The future never looked so bright for San Diego-based Royale Energy, which has successfully drilled and completed two new wells in its Victor Ranch/East Rice Creek field, and now is producing at a cumulative rate of 3,800 Mcf/d. A third well was logged on Sept. 2, with more than 30 net feet of natural gas-filled sands. The company is now drilling a fourth well in the field, and expects to drill three more wells there before the end of the year.

"We're taking advantage of the current strength in commodity prices and the resulting cash flow generated to increase our capital expenditures and drilling schedule through the remainder of the year," said Royale President Don Hosmer. Despite the downturn in prices, Royale made an investment in seismic data in 1998 and 1999, and Hosmer said that the recent success has "validated our exploration strategy."

Calgary's Tusk Energy Inc. has seen a dramatic rise in its production since the beginning of the year, too. During the third week of August, including a recent well success at Saddle Lake, production was 684 boe/d, or 26% higher from the average levels of the entire second quarter. (Tusk uses a 10:1 ratio to convert gas to oil equivalent; using 6:1; Tusk's boe would be 835 boe/d.)

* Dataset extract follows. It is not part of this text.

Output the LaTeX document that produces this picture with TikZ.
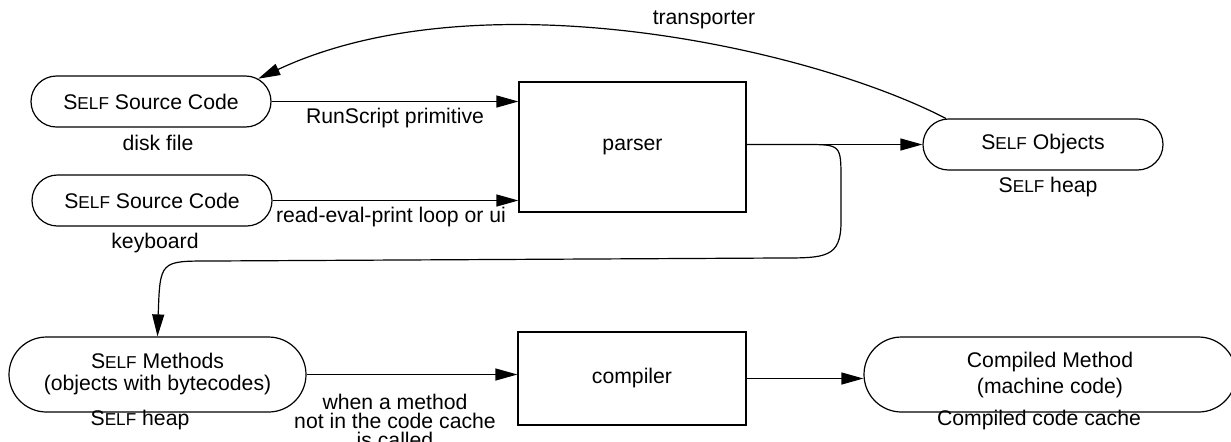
\documentclass[tikz,border=0pt]{standalone}
\usepackage{fontspec}
\setmainfont{Liberation Sans}
\usetikzlibrary{shapes.misc,arrows.meta}
\newcommand\selfword{S{\fontsize{8.6}{10}\selectfont ELF}}

\begin{document}
\begin{tikzpicture}[x=0.5pt,y=-0.5pt,
  every node/.style={font=\fontsize{10.6}{12}\selectfont},
  pill/.style={draw,rounded rectangle,inner sep=0pt,line width=0.6pt},
  box/.style={draw,rectangle,inner sep=0pt,line width=0.6pt},
  arr/.style={-{Triangle[length=11pt,width=6pt]},line width=0.6pt}]
\useasboundingbox (0,0) rectangle (1231,441);
\clip (0,0) rectangle (1231,441);
\node[pill,minimum width=120pt,minimum height=25.5pt] (src1) at (151,101.5) {\selfword{} Source Code};
\node (disk) at (158,143) {disk file};
\node[pill,minimum width=120pt,minimum height=25.5pt] (src2) at (152,200.5) {\selfword{} Source Code};
\node (keyb) at (155,243) {keyboard};
\node[box,minimum width=113.5pt,minimum height=65pt] (parser) at (632.5,147) {parser};
\node[pill,minimum width=120pt,minimum height=25.5pt] (objs) at (1043,144.5) {\selfword{} Objects};
\node (objheap) at (1048,187) {\selfword{} heap};
\node (trans) at (704,20) {transporter};
\node (runscr) at (395,118) {RunScript primitive};
\node (repl) at (391,217) {read-eval-print loop or ui};
\node[pill,minimum width=148.5pt,minimum height=37.5pt,align=center,font=\fontsize{10.6}{11}\selectfont] (methods) at (157.5,374.5) {\selfword{} Methods\\(objects with bytecodes)};
\node (methheap) at (140,420) {\selfword{} heap};
\node[box,minimum width=114pt,minimum height=46.5pt] (compiler) at (632,378.5) {compiler};
\node[align=center,font=\fontsize{10.6}{9.6}\selectfont] (when) at (395,421) {when a method\\not in the code cache\\is called};
\node[pill,minimum width=186pt,minimum height=37.5pt,align=center,font=\fontsize{10.6}{13}\selectfont] (compiled) at (1050,374.5) {Compiled Method\\(machine code)};
\node (cache) at (1039,420) {Compiled code cache};
\coordinate (split) at (parser.east |- objs);
\draw[arr] (src1.east) -- (src1.east -| parser.west);
\draw[arr] (src2.east) -- (src2.east -| parser.west);
\draw[arr] (split) -- (objs.west);
\draw[arr] (objs.165) .. controls (810,48) and (480,-25) .. (src1.12);
\draw[arr] (split) -- (805,144.5) .. controls (841,144.5) .. (841,180) -- (841,222)
  .. controls (841,258) and (825,258) .. (780,258) -- (210,261) .. controls (160,261) .. (methods.north);
\draw[arr] (methods.east) -- (methods.east -| compiler.west);
\draw[arr] (compiler.east) -- (compiler.east -| compiled.west);
\end{tikzpicture}
\end{document}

"The focus on the second half of the year will be on adding production and cash flow through drilling," said the company in a statement. Since June 30, the Canadian independent has been involved in five wells, including a gas well at Saddle Lake, AB, (40% ownership) and oil wells at Silverdale. Current plans call for the drilling of at least two more wells at Silverdale and up to four more in the Saddle Lake/Whitefish Lake areas before the end of the year.

The increased cash flow to operations also is allowing a lot of the independents to do more exploration and take chances. Houston's EEX Corp. invested nearly $36 million in the first six months of this year to increase production and add reserves in its onshore producing assets. Tom Hamilton, CEO, said that the investment is providing a "solid base for our long-term growth strategy."

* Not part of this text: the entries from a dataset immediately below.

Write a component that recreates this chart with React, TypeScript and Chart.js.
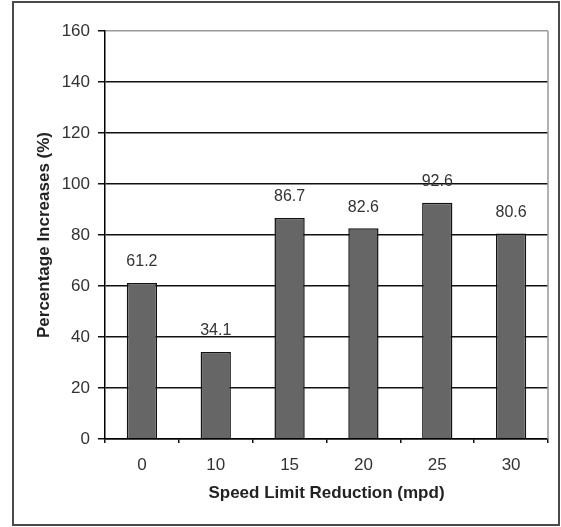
import React, { useEffect, useRef } from "react";
import { Chart, registerables } from "chart.js";

Chart.register(...registerables);

const categories = ["0", "10", "15", "20", "25", "30"];
const increases = [61.2, 34.1, 86.7, 82.6, 92.6, 80.6];
const valueLabels = ["61.2", "34.1", "86.7", "82.6", "92.6", "80.6"];
const yMin = 0;
const yMax = 160;
const yStep = 20;

const FONT = "'Liberation Sans', Arial, sans-serif";

export default function App() {
  const ref = useRef<HTMLCanvasElement | null>(null);

  useEffect(() => {
    const canvas = ref.current;
    if (!canvas) return;

    const framePlugin = {
      id: "frame",
      beforeDraw(chart: any) {
        const ctx = chart.ctx;
        ctx.save();
        ctx.fillStyle = "#ffffff";
        ctx.fillRect(0, 0, chart.width, chart.height);
        ctx.strokeStyle = "#4a4a4a";
        ctx.lineWidth = 2;
        ctx.strokeRect(13, 2, 546, 523);
        ctx.restore();
      },
      afterDraw(chart: any) {
        const { ctx, chartArea } = chart;
        ctx.save();
        ctx.strokeStyle = "#9a9a9a";
        ctx.lineWidth = 1.5;
        ctx.beginPath();
        ctx.moveTo(chartArea.right, chartArea.top);
        ctx.lineTo(chartArea.right, chartArea.bottom);
        ctx.stroke();
        ctx.restore();
      },
    };

    const labelPlugin = {
      id: "valueLabels",
      afterDatasetsDraw(chart: any) {
        const ctx = chart.ctx;
        const meta = chart.getDatasetMeta(0);
        ctx.save();
        ctx.font = `16px ${FONT}`;
        ctx.fillStyle = "#333333";
        ctx.textAlign = "center";
        ctx.textBaseline = "middle";
        meta.data.forEach((bar: any, i: number) => {
          ctx.fillText(valueLabels[i], bar.x, bar.y - 21);
        });
        ctx.restore();
      },
    };

    const chart = new Chart(canvas, {
      type: "bar",
      data: {
        labels: categories,
        datasets: [
          {
            data: increases,
            backgroundColor: "#666666",
            borderColor: "#111111",
            borderWidth: 1.5,
            barPercentage: 0.41,
            categoryPercentage: 1,
          },
        ],
      },
      options: {
        responsive: false,
        animation: false,
        devicePixelRatio: 1,
        layout: { padding: { left: 14, right: 13, top: 31, bottom: 10 } },
        plugins: {
          legend: { display: false },
          tooltip: { enabled: false },
          title: { display: false },
        },
        scales: {
          x: {
            afterFit(scale: any) {
              scale.height = 78;
            },
            grid: {
              display: true,
              drawOnChartArea: false,
              drawTicks: true,
              tickLength: 4,
              color: "#111111",
              lineWidth: 1.5,
              offset: true,
            },
            border: { display: true, color: "#000000", width: 1.5 },
            ticks: {
              color: "#333333",
              font: { family: FONT, size: 17 },
              padding: 12,
              maxRotation: 0,
            },
            title: {
              display: true,
              text: "Speed Limit Reduction (mpd)",
              color: "#222222",
              font: { family: FONT, size: 17, weight: "bold" },
              padding: { top: 0, bottom: 13 },
            },
          },
          y: {
            min: yMin,
            max: yMax,
            afterFit(scale: any) {
              scale.width = 91;
            },
            grid: {
              color: (c: any) =>
                c.tick && c.tick.value === yMax ? "#9a9a9a" : "#111111",
              tickColor: "#111111",
              lineWidth: 1.5,
              drawTicks: true,
              tickLength: 7,
            },
            border: { display: true, color: "#000000", width: 1.5 },
            ticks: {
              stepSize: yStep,
              color: "#333333",
              font: { family: FONT, size: 17 },
              padding: 8,
            },
            title: {
              display: true,
              text: "Percentage Increases (%)",
              color: "#222222",
              font: { family: FONT, size: 17, weight: "bold" },
              padding: { top: 20, bottom: 0 },
            },
          },
        },
      },
      plugins: [framePlugin, labelPlugin],
    });

    return () => chart.destroy();
  }, []);

  return (
    <div style={{ position: "fixed", left: 0, top: 0, width: 561, height: 527, background: "#fff" }}>
      <canvas ref={ref} width={561} height={527} style={{ display: "block", width: 561, height: 527 }} />
    </div>
  );
}
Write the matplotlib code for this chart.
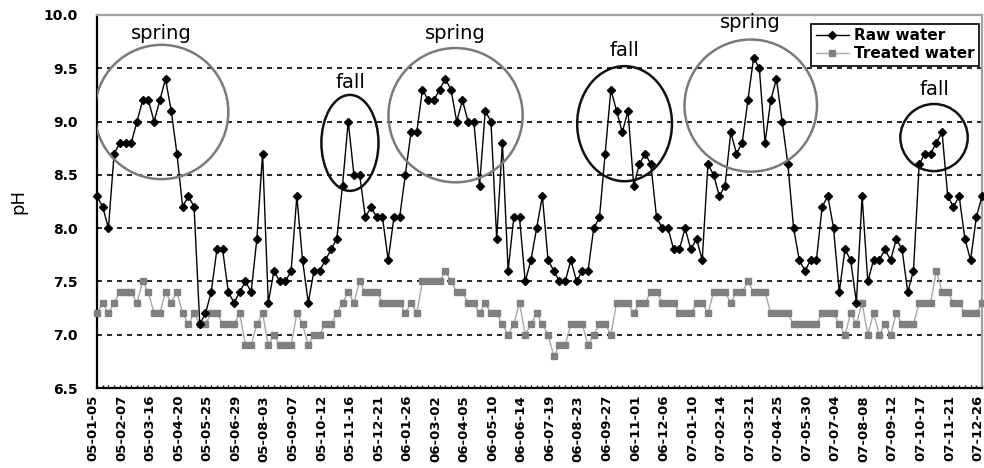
import matplotlib
matplotlib.use("Agg")
import matplotlib.pyplot as plt
from matplotlib.patches import Ellipse
from matplotlib.lines import Line2D
from matplotlib.transforms import ScaledTranslation
import numpy as np

# Weekly pH readings, Jan 2005 - Dec 2007
raw_water = [
    8.3, 8.2, 8.0, 8.7, 8.8, 8.8, 8.8, 9.0, 9.2, 9.2,
    9.0, 9.2, 9.4, 9.1, 8.7, 8.2, 8.3, 8.2, 7.1, 7.2,
    7.4, 7.8, 7.8, 7.4, 7.3, 7.4, 7.5, 7.4, 7.9, 8.7,
    7.3, 7.6, 7.5, 7.5, 7.6, 8.3, 7.7, 7.3, 7.6, 7.6,
    7.7, 7.8, 7.9, 8.4, 9.0, 8.5, 8.5, 8.1, 8.2, 8.1,
    8.1, 7.7, 8.1, 8.1, 8.5, 8.9, 8.9, 9.3, 9.2, 9.2,
    9.3, 9.4, 9.3, 9.0, 9.2, 9.0, 9.0, 8.4, 9.1, 9.0,
    7.9, 8.8, 7.6, 8.1, 8.1, 7.5, 7.7, 8.0, 8.3, 7.7,
    7.6, 7.5, 7.5, 7.7, 7.5, 7.6, 7.6, 8.0, 8.1, 8.7,
    9.3, 9.1, 8.9, 9.1, 8.4, 8.6, 8.7, 8.6, 8.1, 8.0,
    8.0, 7.8, 7.8, 8.0, 7.8, 7.9, 7.7, 8.6, 8.5, 8.3,
    8.4, 8.9, 8.7, 8.8, 9.2, 9.6, 9.5, 8.8, 9.2, 9.4,
    9.0, 8.6, 8.0, 7.7, 7.6, 7.7, 7.7, 8.2, 8.3, 8.0,
    7.4, 7.8, 7.7, 7.3, 8.3, 7.5, 7.7, 7.7, 7.8, 7.7,
    7.9, 7.8, 7.4, 7.6, 8.6, 8.7, 8.7, 8.8, 8.9, 8.3,
    8.2, 8.3, 7.9, 7.7, 8.1, 8.3,
]
treated_water = [
    7.2, 7.3, 7.2, 7.3, 7.4, 7.4, 7.4, 7.3, 7.5, 7.4,
    7.2, 7.2, 7.4, 7.3, 7.4, 7.2, 7.1, 7.2, 7.1, 7.1,
    7.2, 7.2, 7.1, 7.1, 7.1, 7.2, 6.9, 6.9, 7.1, 7.2,
    6.9, 7.0, 6.9, 6.9, 6.9, 7.2, 7.1, 6.9, 7.0, 7.0,
    7.1, 7.1, 7.2, 7.3, 7.4, 7.3, 7.5, 7.4, 7.4, 7.4,
    7.3, 7.3, 7.3, 7.3, 7.2, 7.3, 7.2, 7.5, 7.5, 7.5,
    7.5, 7.6, 7.5, 7.4, 7.4, 7.3, 7.3, 7.2, 7.3, 7.2,
    7.2, 7.1, 7.0, 7.1, 7.3, 7.0, 7.1, 7.2, 7.1, 7.0,
    6.8, 6.9, 6.9, 7.1, 7.1, 7.1, 6.9, 7.0, 7.1, 7.1,
    7.0, 7.3, 7.3, 7.3, 7.2, 7.3, 7.3, 7.4, 7.4, 7.3,
    7.3, 7.3, 7.2, 7.2, 7.2, 7.3, 7.3, 7.2, 7.4, 7.4,
    7.4, 7.3, 7.4, 7.4, 7.5, 7.4, 7.4, 7.4, 7.2, 7.2,
    7.2, 7.2, 7.1, 7.1, 7.1, 7.1, 7.1, 7.2, 7.2, 7.2,
    7.1, 7.0, 7.2, 7.1, 7.3, 7.0, 7.2, 7.0, 7.1, 7.0,
    7.2, 7.1, 7.1, 7.1, 7.3, 7.3, 7.3, 7.6, 7.4, 7.4,
    7.3, 7.3, 7.2, 7.2, 7.2, 7.3,
]
date_labels = [
    "05-01-05", "05-02-07", "05-03-16", "05-04-20", "05-05-25", "05-06-29",
    "05-08-03", "05-09-07", "05-10-12", "05-11-16", "05-12-21", "06-01-26",
    "06-03-02", "06-04-05", "06-05-10", "06-06-14", "06-07-19", "06-08-23",
    "06-09-27", "06-11-01", "06-12-06", "07-01-10", "07-02-14", "07-03-21",
    "07-04-25", "07-05-30", "07-07-04", "07-08-08", "07-09-12", "07-10-17",
    "07-11-21", "07-12-26",
]
label_step = 5

# seasonal highlights: text, centre (week, pH), width (weeks), height (pH), colour, text height
seasons = [
    ("spring", 11.3, 9.09, 23.4, 1.26, "#7a7a7a", 9.83),
    ("fall", 44.3, 8.80, 10.0, 0.90, "#111111", 9.37),
    ("spring", 62.8, 9.06, 23.5, 1.26, "#7a7a7a", 9.83),
    ("fall", 92.4, 8.98, 16.6, 1.08, "#111111", 9.67),
    ("spring", 114.5, 9.15, 23.2, 1.24, "#7a7a7a", 9.93),
    ("fall", 146.6, 8.85, 11.8, 0.63, "#111111", 9.30),
]

weeks = np.arange(len(raw_water))

fig = plt.figure(figsize=(9.84, 4.68), dpi=100)
ax = fig.add_axes([97 / 984, 1 - 388 / 468, 885 / 984, 373 / 468])

# dashed horizontal grid
for level in np.arange(7.0, 9.51, 0.5):
    ax.axhline(level, color="black", lw=1.2, ls=(0, (3, 3)), zorder=1)

ax.plot(weeks, treated_water, color="#a8a8a8", lw=1.0, marker="s", ms=4.5,
        mfc="#808080", mec="#808080", clip_on=False, zorder=3)
ax.plot(weeks, raw_water, color="black", lw=1.0, marker="D", ms=4.2,
        mfc="black", mec="black", clip_on=False, zorder=4)

for text, cx, cy, w, h, col, ty in seasons:
    ax.add_patch(Ellipse((cx, cy), w, h, fill=False, ec=col, lw=1.8, zorder=5))
    ax.text(cx, ty, text, ha="center", va="center", fontsize=14, zorder=6)

ax.set_xlim(0, len(raw_water) - 1)
ax.set_ylim(6.5, 10.0)

ax.set_xticks(weeks[::label_step])
ax.set_xticklabels(date_labels, rotation=90, fontsize=9.5, fontweight="bold")
ax.set_xticks(weeks, minor=True)
ax.tick_params(axis="x", which="both", direction="in", length=2.5, width=1,
               pad=5)
# nudge the rotated dates slightly left so the last one stays inside
shift = ScaledTranslation(-4 / 100, 0, fig.dpi_scale_trans)
for lbl in ax.get_xticklabels():
    lbl.set_transform(lbl.get_transform() + shift)

ax.set_yticks(np.arange(6.5, 10.01, 0.5))
ax.set_yticklabels([f"{v:.1f}" for v in np.arange(6.5, 10.01, 0.5)],
                   fontsize=10, fontweight="bold")
ax.tick_params(axis="y", length=0, pad=14)

ax.set_ylabel("pH", fontsize=13)
ax.yaxis.set_label_coords(-0.079, 0.5)

for side in ("left", "bottom"):
    ax.spines[side].set_color("black")
    ax.spines[side].set_linewidth(1.6)
for side in ("top", "right"):
    ax.spines[side].set_color("#a0a0a0")
    ax.spines[side].set_linewidth(1.6)

handles = [
    Line2D([], [], color="black", lw=1.0, marker="D", ms=4.2),
    Line2D([], [], color="#a8a8a8", lw=1.0, marker="s", ms=4.5,
           mfc="#808080", mec="#808080"),
]
leg = ax.legend(handles, ["Raw water", "Treated water"], loc="upper right",
                bbox_to_anchor=(1.0, 0.985), fancybox=False, framealpha=1,
                edgecolor="black", prop={"size": 11, "weight": "bold"},
                handlelength=2.2, handletextpad=0.3, borderpad=0.3,
                labelspacing=0.2, borderaxespad=0.2)
leg.get_frame().set_linewidth(1.2)
leg.set_zorder(7)

fig.savefig("out.png", dpi=100)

By all accounts, the strategy is paying off. Following a recent success at its Llano No. 3 in the Gulf of Mexico, EEX now is drilling a well to test the Jason Prospect in water depths of up to 18,000 feet. It also has an interest in a second well drilling in the Mason Prospect on Garden Banks 562.

"We believe that these two wells are important steps to define the potential of the area surrounding the Llano discovery," said EEX's David Henderson, COO. "Additional discoveries would enhance the value of our major leasehold and infrastructure holdings in the area."

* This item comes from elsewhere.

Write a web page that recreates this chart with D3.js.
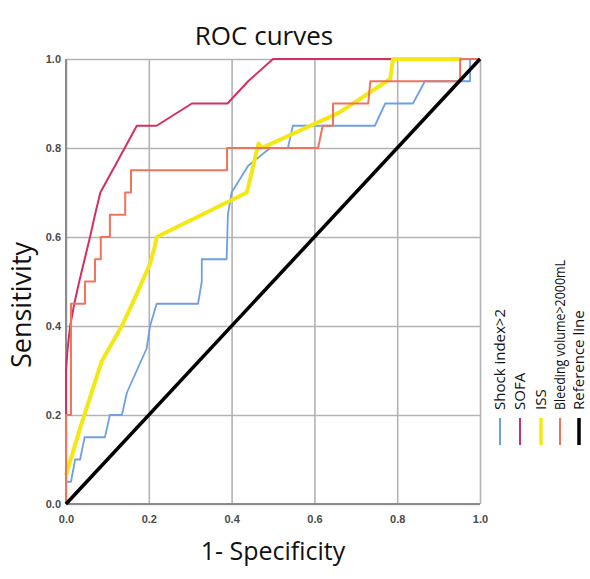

Denver's Credo Petroleum Corp. is enhancing its production, especially in the Powder River Basin of Wyoming, where it owns an average 23% in 17,000 gross acres of coal bed methane leases. Nearly 20 wells already have been drilled on the Recluse Prospect, and production testing and pipeline connections are expected by year's end. It also is developing four gas wells in Woods County, OK, where initial production rates ranged up to 1.5 MMcf/d.

Clayton Williams Energy Inc., based in Midland, TX, has completed and is testing the bottom 104 feet of reef in its fourth Pinnacle Reef well, the McGrew Unit #1, in Robertson County, TX for 9.9 MMcf/d with 4,000 psi flowing tubing pressure and 465 barrels of water per day. After the testing, the company plans to complete the drilling and begin production.

Just last week, Houston's Beta Oil & Gas Inc. announced two new successful wells in the Expanded Yegua/Frio trend in Jackson County, TX. One well tested at a rate of 2.8 MMcf/d with nearly 30 barrels of condensate/day. The other tested at a rate of 1.2 MMcf/d .

Also last week, Osprey Energy Ltd., based in Bridgewater, NS, began production on an additional six wells in its Northern Louisiana Cotton Valley field. Three more wells are expected to be in production by the end of the year. All of the wells there now were drilled in 1997 and 1998 by a major producer, and 11 of the 12 wells are fully equipped and tied to gas pipelines. Osprey said that it would continue to "pursue opportunities in the oil and gas marketplace to enhance shareholder value by increasing cash flow and building reserves."

Danoil Energy Ltd., headquartered in Calgary, said last week that it has passed a "significant milestone," and estimates that its current daily production exceeds 5,000 boe - 16 MMcf/d and 3,400 b/d of oil and NGLs. The production additions resulted from stepped up drilling activity and the completion of an existing well. Six new wells were added in the third quarter alone, and the company plans to drill six more before the end of this year.

United Heritage Corp., based in Cleburne, TX, said that its wholly owned subsidiary UHC New Mexico Corp. will begin an infill well drilling program in the northwest portion of the Cato unit in Caves County, NM on Oct. 1. The program will consist of as many as five wells, drilled on 20-acre spacing. The first phase of the project calls for production of up to 1 MMcf/d of gas by Dec. 31 and up to 1,000 b/d of oil.

Irving, TX-based Magnum Hunter Resources Inc. has participated on two natural gas discoveries in the shallow water shelf of the Gulf of Mexico, and estimates that its net daily production should reach 9 MMcf of natural gas by the end of summer, and exceed 25 MMcf/d by early 2001 from just its latest discoveries.

Chieftain International Inc., based in Edmonton, has brought in eight new fields that will begin production in the last few months of this year and first quarter of 2001. So far this year alone, Chieftain has participated in drilling 16 wells in the Gulf of Mexico and onshore South Louisiana --- nine have been successful.